Without the pictures, set down every line of the data exactly.
▽
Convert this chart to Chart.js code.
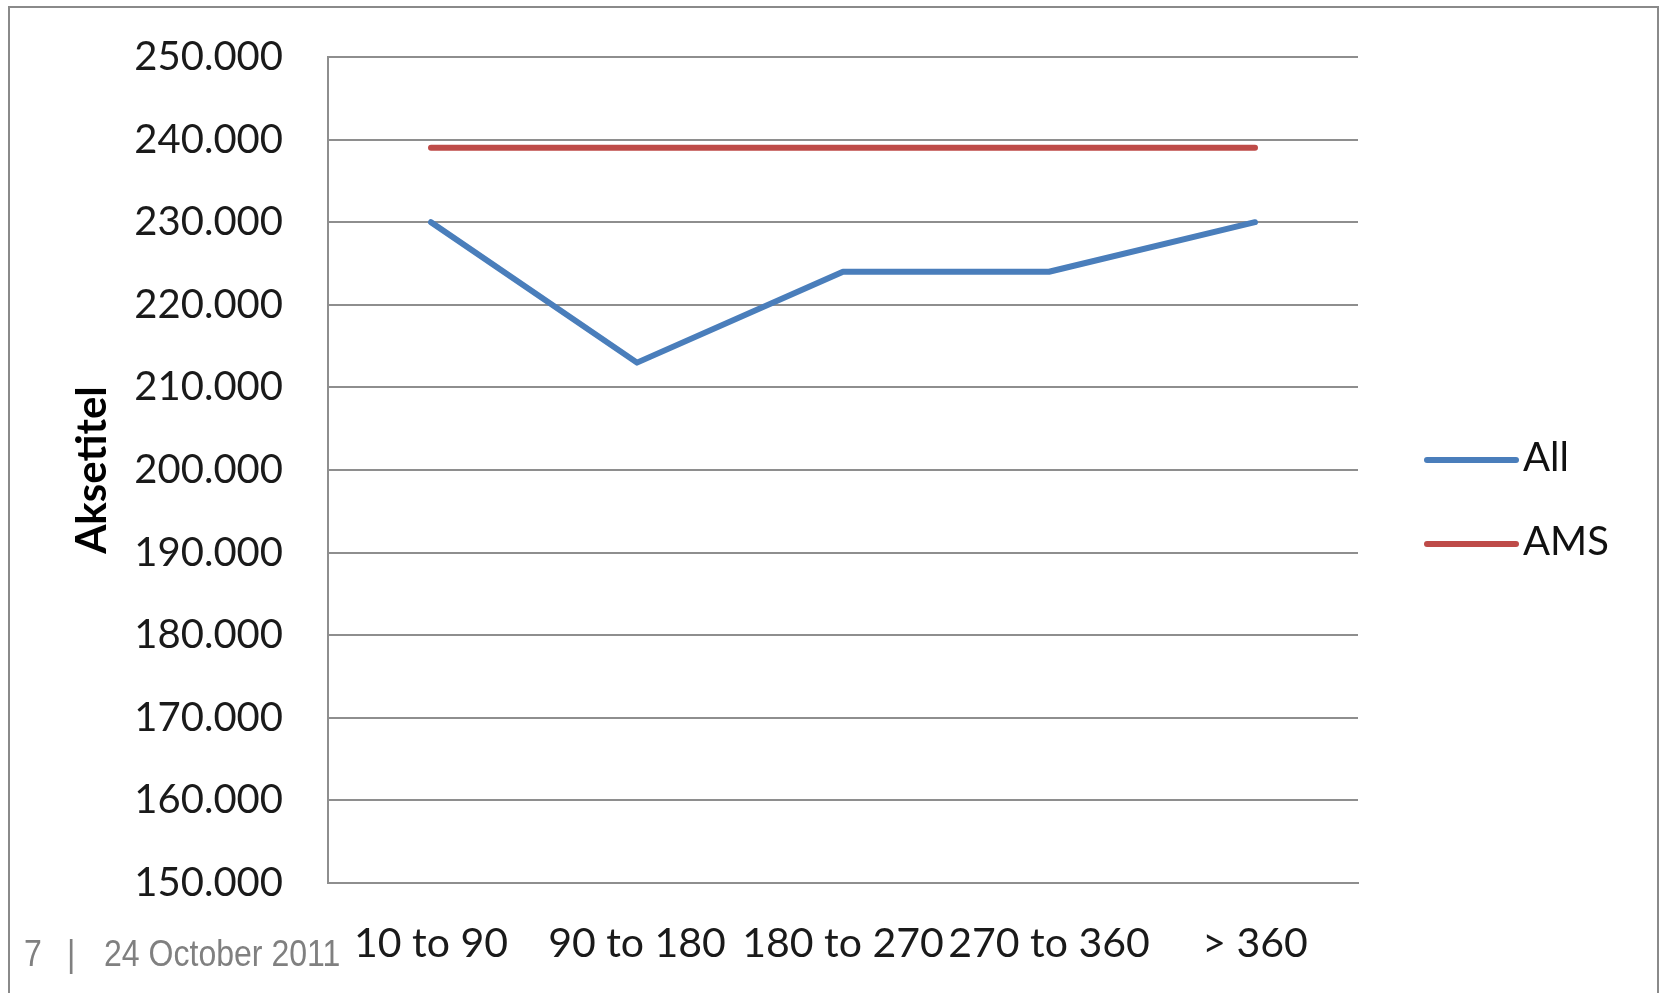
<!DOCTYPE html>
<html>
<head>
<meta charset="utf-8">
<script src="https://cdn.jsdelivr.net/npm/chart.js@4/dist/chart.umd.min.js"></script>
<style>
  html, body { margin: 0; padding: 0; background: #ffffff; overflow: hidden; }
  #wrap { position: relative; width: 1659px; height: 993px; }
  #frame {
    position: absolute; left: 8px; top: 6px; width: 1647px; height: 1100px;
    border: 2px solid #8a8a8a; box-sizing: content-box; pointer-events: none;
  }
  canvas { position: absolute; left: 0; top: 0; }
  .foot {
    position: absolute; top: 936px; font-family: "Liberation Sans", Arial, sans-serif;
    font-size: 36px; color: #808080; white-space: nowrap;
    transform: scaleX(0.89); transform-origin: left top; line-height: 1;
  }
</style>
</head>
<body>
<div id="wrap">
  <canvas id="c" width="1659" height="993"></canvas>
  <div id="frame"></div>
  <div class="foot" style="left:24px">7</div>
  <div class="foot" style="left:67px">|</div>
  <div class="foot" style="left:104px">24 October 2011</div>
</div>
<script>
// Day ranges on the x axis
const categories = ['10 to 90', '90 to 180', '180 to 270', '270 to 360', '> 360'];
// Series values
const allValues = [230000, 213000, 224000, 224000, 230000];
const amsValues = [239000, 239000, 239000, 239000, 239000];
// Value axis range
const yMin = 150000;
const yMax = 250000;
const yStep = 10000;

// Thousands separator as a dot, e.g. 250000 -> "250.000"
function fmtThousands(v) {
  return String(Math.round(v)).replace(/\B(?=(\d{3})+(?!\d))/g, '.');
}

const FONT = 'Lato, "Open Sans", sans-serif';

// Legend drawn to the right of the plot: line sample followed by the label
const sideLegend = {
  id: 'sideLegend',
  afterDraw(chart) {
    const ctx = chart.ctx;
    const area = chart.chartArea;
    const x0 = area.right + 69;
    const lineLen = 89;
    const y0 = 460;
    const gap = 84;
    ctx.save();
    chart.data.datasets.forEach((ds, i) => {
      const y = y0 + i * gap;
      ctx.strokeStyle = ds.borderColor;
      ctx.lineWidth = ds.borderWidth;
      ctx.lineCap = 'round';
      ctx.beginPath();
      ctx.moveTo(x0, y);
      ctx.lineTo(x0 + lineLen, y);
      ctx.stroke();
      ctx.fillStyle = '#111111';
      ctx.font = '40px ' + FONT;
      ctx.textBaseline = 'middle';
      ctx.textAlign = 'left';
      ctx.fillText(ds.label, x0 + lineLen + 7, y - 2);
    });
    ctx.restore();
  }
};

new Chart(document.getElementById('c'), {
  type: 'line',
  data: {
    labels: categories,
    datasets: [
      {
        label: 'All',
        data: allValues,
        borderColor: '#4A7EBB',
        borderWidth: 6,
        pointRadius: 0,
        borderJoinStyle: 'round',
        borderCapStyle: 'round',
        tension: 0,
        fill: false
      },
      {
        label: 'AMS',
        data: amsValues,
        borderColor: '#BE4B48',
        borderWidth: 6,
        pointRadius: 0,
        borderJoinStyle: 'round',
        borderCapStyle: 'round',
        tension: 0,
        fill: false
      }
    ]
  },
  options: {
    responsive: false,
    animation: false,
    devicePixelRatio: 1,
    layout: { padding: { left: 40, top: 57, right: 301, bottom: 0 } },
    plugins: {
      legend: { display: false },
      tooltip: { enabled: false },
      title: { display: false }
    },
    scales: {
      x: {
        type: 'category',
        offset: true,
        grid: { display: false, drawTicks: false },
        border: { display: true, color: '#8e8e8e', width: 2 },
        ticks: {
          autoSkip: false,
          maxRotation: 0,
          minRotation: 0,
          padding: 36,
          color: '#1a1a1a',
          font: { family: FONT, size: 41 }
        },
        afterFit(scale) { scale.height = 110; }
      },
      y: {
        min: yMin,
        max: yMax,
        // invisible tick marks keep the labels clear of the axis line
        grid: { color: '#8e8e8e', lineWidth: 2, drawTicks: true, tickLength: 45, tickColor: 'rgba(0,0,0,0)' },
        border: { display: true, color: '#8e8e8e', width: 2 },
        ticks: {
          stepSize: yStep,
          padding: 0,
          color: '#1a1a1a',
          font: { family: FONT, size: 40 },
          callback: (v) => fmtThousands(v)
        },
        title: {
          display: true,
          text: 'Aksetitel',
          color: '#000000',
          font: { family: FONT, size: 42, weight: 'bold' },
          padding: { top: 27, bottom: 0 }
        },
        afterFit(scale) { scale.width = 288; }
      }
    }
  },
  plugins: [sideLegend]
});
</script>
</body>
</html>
△
#### RESPONSE FOR THIS EXERCISE
Convert this chart to Chart.js code.
<!DOCTYPE html>
<html>
<head>
<meta charset="utf-8">
<script src="https://cdn.jsdelivr.net/npm/chart.js@4/dist/chart.umd.min.js"></script>
<style>
  html, body { margin: 0; padding: 0; background: #ffffff; overflow: hidden; }
  #wrap { position: relative; width: 1659px; height: 993px; }
  #frame {
    position: absolute; left: 8px; top: 6px; width: 1647px; height: 1100px;
    border: 2px solid #8a8a8a; box-sizing: content-box; pointer-events: none;
  }
  canvas { position: absolute; left: 0; top: 0; }
  .foot {
    position: absolute; top: 936px; font-family: "Liberation Sans", Arial, sans-serif;
    font-size: 36px; color: #808080; white-space: nowrap;
    transform: scaleX(0.89); transform-origin: left top; line-height: 1;
  }
</style>
</head>
<body>
<div id="wrap">
  <canvas id="c" width="1659" height="993"></canvas>
  <div id="frame"></div>
  <div class="foot" style="left:24px">7</div>
  <div class="foot" style="left:67px">|</div>
  <div class="foot" style="left:104px">24 October 2011</div>
</div>
<script>
// Day ranges on the x axis
const categories = ['10 to 90', '90 to 180', '180 to 270', '270 to 360', '> 360'];
// Series values
const allValues = [230000, 213000, 224000, 224000, 230000];
const amsValues = [239000, 239000, 239000, 239000, 239000];
// Value axis range
const yMin = 150000;
const yMax = 250000;
const yStep = 10000;

// Thousands separator as a dot, e.g. 250000 -> "250.000"
function fmtThousands(v) {
  return String(Math.round(v)).replace(/\B(?=(\d{3})+(?!\d))/g, '.');
}

const FONT = 'Lato, "Open Sans", sans-serif';

// Legend drawn to the right of the plot: line sample followed by the label
const sideLegend = {
  id: 'sideLegend',
  afterDraw(chart) {
    const ctx = chart.ctx;
    const area = chart.chartArea;
    const x0 = area.right + 69;
    const lineLen = 89;
    const y0 = 460;
    const gap = 84;
    ctx.save();
    chart.data.datasets.forEach((ds, i) => {
      const y = y0 + i * gap;
      ctx.strokeStyle = ds.borderColor;
      ctx.lineWidth = ds.borderWidth;
      ctx.lineCap = 'round';
      ctx.beginPath();
      ctx.moveTo(x0, y);
      ctx.lineTo(x0 + lineLen, y);
      ctx.stroke();
      ctx.fillStyle = '#111111';
      ctx.font = '40px ' + FONT;
      ctx.textBaseline = 'middle';
      ctx.textAlign = 'left';
      ctx.fillText(ds.label, x0 + lineLen + 7, y - 2);
    });
    ctx.restore();
  }
};

new Chart(document.getElementById('c'), {
  type: 'line',
  data: {
    labels: categories,
    datasets: [
      {
        label: 'All',
        data: allValues,
        borderColor: '#4A7EBB',
        borderWidth: 6,
        pointRadius: 0,
        borderJoinStyle: 'round',
        borderCapStyle: 'round',
        tension: 0,
        fill: false
      },
      {
        label: 'AMS',
        data: amsValues,
        borderColor: '#BE4B48',
        borderWidth: 6,
        pointRadius: 0,
        borderJoinStyle: 'round',
        borderCapStyle: 'round',
        tension: 0,
        fill: false
      }
    ]
  },
  options: {
    responsive: false,
    animation: false,
    devicePixelRatio: 1,
    layout: { padding: { left: 40, top: 57, right: 301, bottom: 0 } },
    plugins: {
      legend: { display: false },
      tooltip: { enabled: false },
      title: { display: false }
    },
    scales: {
      x: {
        type: 'category',
        offset: true,
        grid: { display: false, drawTicks: false },
        border: { display: true, color: '#8e8e8e', width: 2 },
        ticks: {
          autoSkip: false,
          maxRotation: 0,
          minRotation: 0,
          padding: 36,
          color: '#1a1a1a',
          font: { family: FONT, size: 41 }
        },
        afterFit(scale) { scale.height = 110; }
      },
      y: {
        min: yMin,
        max: yMax,
        // invisible tick marks keep the labels clear of the axis line
        grid: { color: '#8e8e8e', lineWidth: 2, drawTicks: true, tickLength: 45, tickColor: 'rgba(0,0,0,0)' },
        border: { display: true, color: '#8e8e8e', width: 2 },
        ticks: {
          stepSize: yStep,
          padding: 0,
          color: '#1a1a1a',
          font: { family: FONT, size: 40 },
          callback: (v) => fmtThousands(v)
        },
        title: {
          display: true,
          text: 'Aksetitel',
          color: '#000000',
          font: { family: FONT, size: 42, weight: 'bold' },
          padding: { top: 27, bottom: 0 }
        },
        afterFit(scale) { scale.width = 288; }
      }
    }
  },
  plugins: [sideLegend]
});
</script>
</body>
</html>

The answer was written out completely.